5 000 spectateur·rices à la Halle Tony Garnier, l’iconique musique originale du Professionnel composée par Ennio Morricone et un torrent d’applaudissements. C’est ainsi que Jean-Paul Belmondo fut accueilli à la cérémonie d’ouverture de l’édition 2013 du Festival Lumière. Alors âgé de 80 ans, le “Magnifique”, a été chaleureusement accueilli par un public lyonnais aussi ému qu’enthousiaste. Au-delà des mots forts et des anecdotes de Thierry Frémaux et Bertrand Tavernier à l’égard de celui qu’on surnomme “Bébel”, c’est la venue surprise de Quentin Tarantino qui propulsera cette soirée d’ouverture dans l’histoire du Festival.

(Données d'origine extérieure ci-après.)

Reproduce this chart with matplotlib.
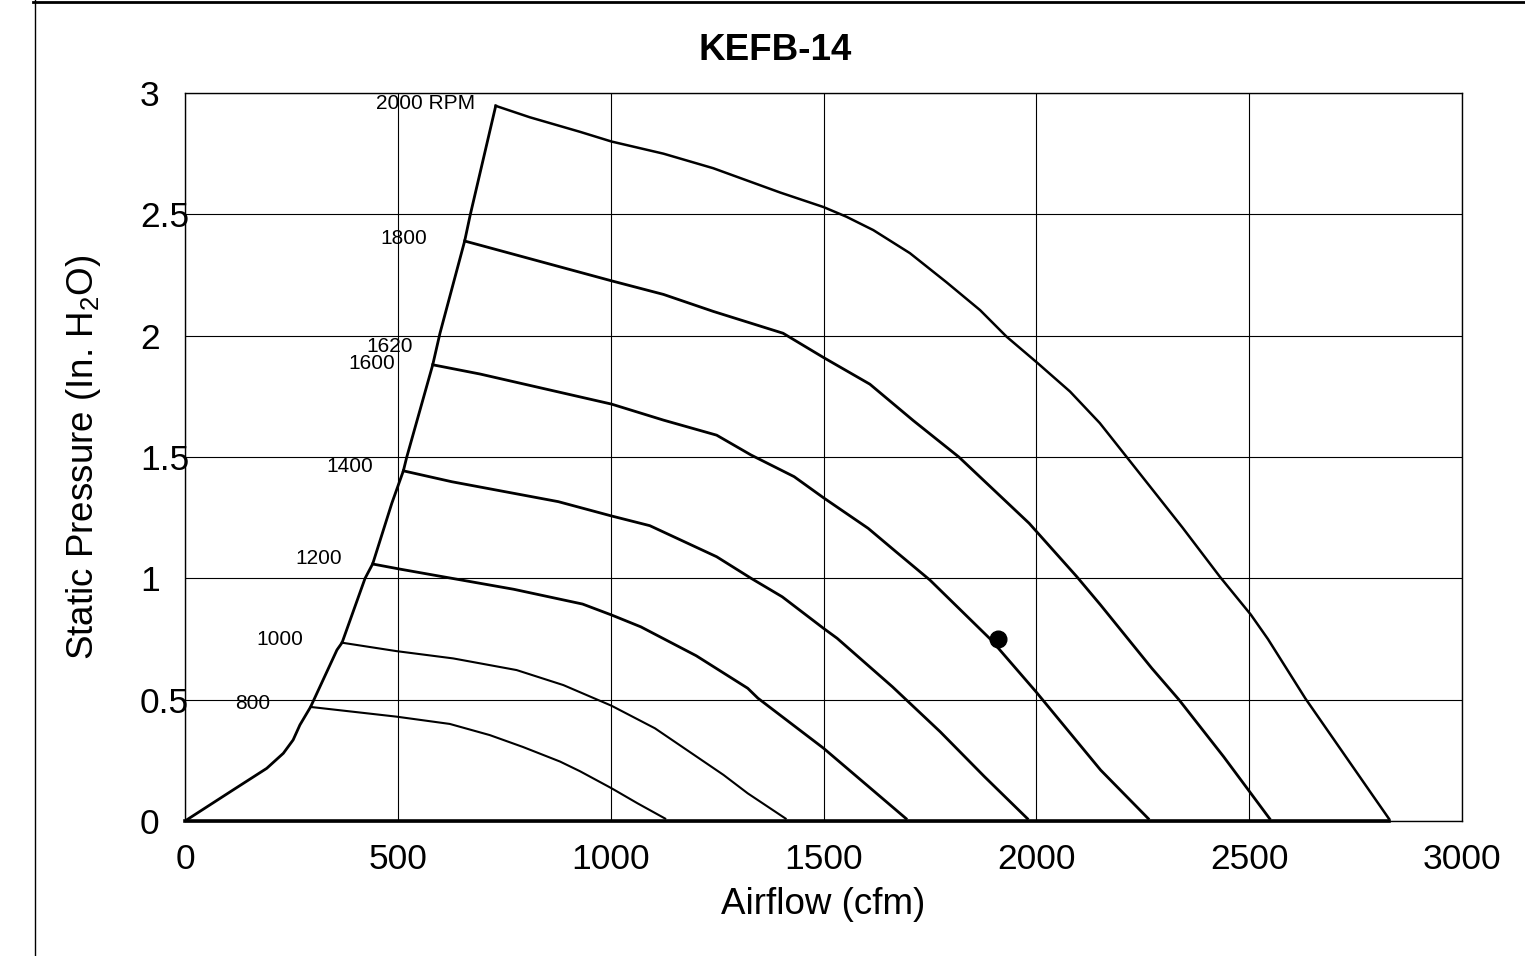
import matplotlib
matplotlib.use('Agg')
import matplotlib.pyplot as plt
from matplotlib.lines import Line2D

plt.rcParams['font.family'] = ['Liberation Sans', 'DejaVu Sans']
plt.rcParams['mathtext.fontset'] = 'custom'
plt.rcParams['mathtext.rm'] = 'Liberation Sans'
plt.rcParams['mathtext.it'] = 'Liberation Sans:italic'

# fan curves: airflow (cfm) vs static pressure (in. H2O)
rpm800_cfm  = [295, 497, 622, 716, 794, 881, 928, 1002, 1063, 1128]
rpm800_sp   = [0.47, 0.43, 0.40, 0.354, 0.305, 0.245, 0.205, 0.135, 0.073, 0.01]

rpm1000_cfm = [368, 497, 630, 779, 889, 1002, 1104, 1265, 1322, 1411]
rpm1000_sp  = [0.735, 0.70, 0.67, 0.622, 0.56, 0.475, 0.382, 0.19, 0.114, 0.01]

rpm1200_cfm = [441, 505, 627, 772, 934, 1002, 1071, 1201, 1322, 1346, 1500, 1694]
rpm1200_sp  = [1.059, 1.038, 1.0, 0.955, 0.894, 0.849, 0.80, 0.681, 0.547, 0.506, 0.30, 0.01]

rpm1400_cfm = [513, 627, 877, 1002, 1092, 1249, 1330, 1403, 1500, 1532, 1662, 1774, 1878, 1979]
rpm1400_sp  = [1.443, 1.398, 1.316, 1.257, 1.217, 1.089, 1.0, 0.924, 0.794, 0.753, 0.553, 0.368, 0.183, 0.01]

rpm1600_cfm = [582, 693, 1002, 1124, 1249, 1330, 1431, 1500, 1605, 1670, 1750, 1894, 1999, 2151, 2263]
rpm1600_sp  = [1.88, 1.842, 1.718, 1.652, 1.59, 1.508, 1.419, 1.332, 1.206, 1.11, 0.993, 0.746, 0.533, 0.21, 0.01]

rpm1800_cfm = [657, 693, 1002, 1124, 1241, 1405, 1500, 1609, 1711, 1818, 1983, 2095, 2151, 2271, 2335, 2440, 2548]
rpm1800_sp  = [2.39, 2.373, 2.226, 2.17, 2.10, 2.01, 1.91, 1.80, 1.65, 1.50, 1.227, 1.007, 0.89, 0.63, 0.50, 0.265, 0.01]

rpm2000_cfm = [730, 810, 928, 1002, 1124, 1241, 1398, 1500, 1554, 1617, 1703, 1789, 1868,
               1930, 2001, 2079, 2149, 2210, 2343, 2431, 2504, 2544, 2632, 2828]
rpm2000_sp  = [2.947, 2.90, 2.84, 2.80, 2.75, 2.69, 2.59, 2.53, 2.49, 2.435, 2.34, 2.22, 2.105,
               1.996, 1.89, 1.77, 1.64, 1.505, 1.21, 1.007, 0.85, 0.75, 0.505, 0.01]

# system / surge boundary on the left
limit_cfm = [0, 113, 192, 231, 254, 270, 295, 357, 369, 423, 441, 486, 513, 521, 582, 599, 657, 670, 730]
limit_sp  = [0, 0.128, 0.217, 0.279, 0.334, 0.396, 0.47, 0.705, 0.735, 1.0, 1.06, 1.31, 1.443, 1.50,
             1.88, 2.01, 2.39, 2.497, 2.947]

base_cfm = [0, 2828]
base_sp  = [0, 0]

op_cfm = [1910]
op_sp  = [0.75]

curves = [
    ('800',      rpm800_cfm,  rpm800_sp,  1.5),
    ('1000',     rpm1000_cfm, rpm1000_sp, 1.5),
    ('1200',     rpm1200_cfm, rpm1200_sp, 2.0),
    ('1400',     rpm1400_cfm, rpm1400_sp, 2.0),
    ('1600',     rpm1600_cfm, rpm1600_sp, 2.0),
    ('1800',     rpm1800_cfm, rpm1800_sp, 2.0),
    ('2000 RPM', rpm2000_cfm, rpm2000_sp, 1.8),
]
# label offsets (points) from each curve's first point
label_off = {
    '800': (-29, 2.5), '1000': (-28, 2), '1200': (-22, 4.3), '1400': (-22, 3),
    '1600': (-27, 1.0), '1800': (-27, 1.5), '2000 RPM': (-15, 1.4),
}

fig = plt.figure(figsize=(15.25, 9.56), dpi=100)
ax = fig.add_axes([185 / 1525, 1 - 821 / 956, 1277 / 1525, 728 / 956])

ax.set_xlim(0, 3000)
ax.set_ylim(0, 3)
ax.set_xticks([0, 500, 1000, 1500, 2000, 2500, 3000])
ax.set_yticks([0, 0.5, 1, 1.5, 2, 2.5, 3])
ax.set_yticklabels(['0', '0.5', '1', '1.5', '2', '2.5', '3'])
ax.grid(True, color='black', linewidth=0.8)
ax.set_axisbelow(True)
for s in ax.spines.values():
    s.set_linewidth(1.0)
ax.tick_params(axis='both', length=0, labelsize=25.5)
ax.tick_params(axis='x', pad=16)
ax.tick_params(axis='y', pad=32.4)
for lab in ax.get_yticklabels():
    lab.set_horizontalalignment('left')

ax.plot(limit_cfm, limit_sp, color='black', lw=2.0, solid_joinstyle='round')
ax.plot(base_cfm, base_sp, color='black', lw=2.6, clip_on=False)
for name, xs, ys, lw in curves:
    ax.plot(xs, ys, color='black', lw=lw, solid_joinstyle='round')
    dx, dy = label_off[name]
    ax.annotate(name, (xs[0], ys[0]), xytext=(dx, dy), textcoords='offset points',
                ha='right', va='center', fontsize=15)
ax.annotate('1620', (rpm1600_cfm[0], rpm1600_sp[0]), xytext=(-14.4, 13.5),
            textcoords='offset points', ha='right', va='center', fontsize=15)

ax.plot(op_cfm, op_sp, 'o', color='black', markersize=12)

ax.set_xlabel('Airflow (cfm)', fontsize=26.5, va='center')
ax.xaxis.set_label_coords(0.5, -(904 - 821) / 728)
ax.set_ylabel(r'Static Pressure (In. H$_\mathregular{2}$O)', fontsize=26.5, va='center')
ax.yaxis.set_label_coords((84 - 185) / 1277, 0.5)

fig.text(775 / 1525, 1 - 50 / 956, 'KEFB-14', ha='center', va='center',
         fontsize=26.5, fontweight='bold')

# page frame lines at left and top
fig.add_artist(Line2D([35 / 1525, 35 / 1525], [0, 1], color='black', lw=1.0))
fig.add_artist(Line2D([33 / 1525, 1], [1 - 1.5 / 956, 1 - 1.5 / 956], color='black', lw=2.0))

fig.savefig('out.png', dpi=100)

Le réalisateur états-unien avait spécialement avancé sa venue pour être présent à la cérémonie d’ouverture, et ainsi, rencontrer son idole. Il raconte avoir contemplé des “affiches avec Jean-Paul Belmondo en espérant être lui. Son nom, Belmondo, ne définit pas seulement un homme et une star. C’est aussi un verbe qui signifie vitalité, charisme, esprit et super cool attitude !”
10. Catherine Deneuve et les agriculteur·rices
Imprévisible. C’est peut-être le meilleur adjectif pour résumer la remise du Prix Lumière à Catherine Deneuve en 2016. A chaque remise de prix dans le milieu du cinéma, c’est d’une manière assez traditionnelle que les lauréat·es reçoivent leur récompense. C’est entre deux grands soupirs d’émotion qu’ils et elles prennent la parole pour remercier leurs équipes, les professionnel·es qui leur font confiance et leur famille. Cela en deviendrait presque routinier. Mais Catherine Deneuve a souhaité changer les règles.
Si elle a bien rappelé être reconnaissante et bouleversée par les témoignages d’affection qu’elle a reçu du public, elle a ajouté : “dans tous les films que j’ai choisi de montrer à Lyon, il y a un film de Raymond Depardon qui s’appelle Profils paysans et je dédie ce prix à tous les agriculteurs de France”. Un hommage assez inattendu, et qui ne manquera pas de faire les titres de la presse.
11. La sortie d’usine
Le premier film de l’histoire est lyonnais et a été réalisé par les Frères Lumière en 1895. D’une durée de 45 secondes, il montre la sortie de l’usine Lumière, et sera le premier film projeté sur grand écran de l’histoire. En hommage aux pères du cinéma, le Festival Lumière organise chaque année un remake de ce film. Le détenteur du Prix Lumière se rend à l’usine située rue du Premier-FIlm, dans le 8ème arrondissement, et réalise sa propre version. Une manière d’ajouter leur patte à ce bout d’histoire du cinéma.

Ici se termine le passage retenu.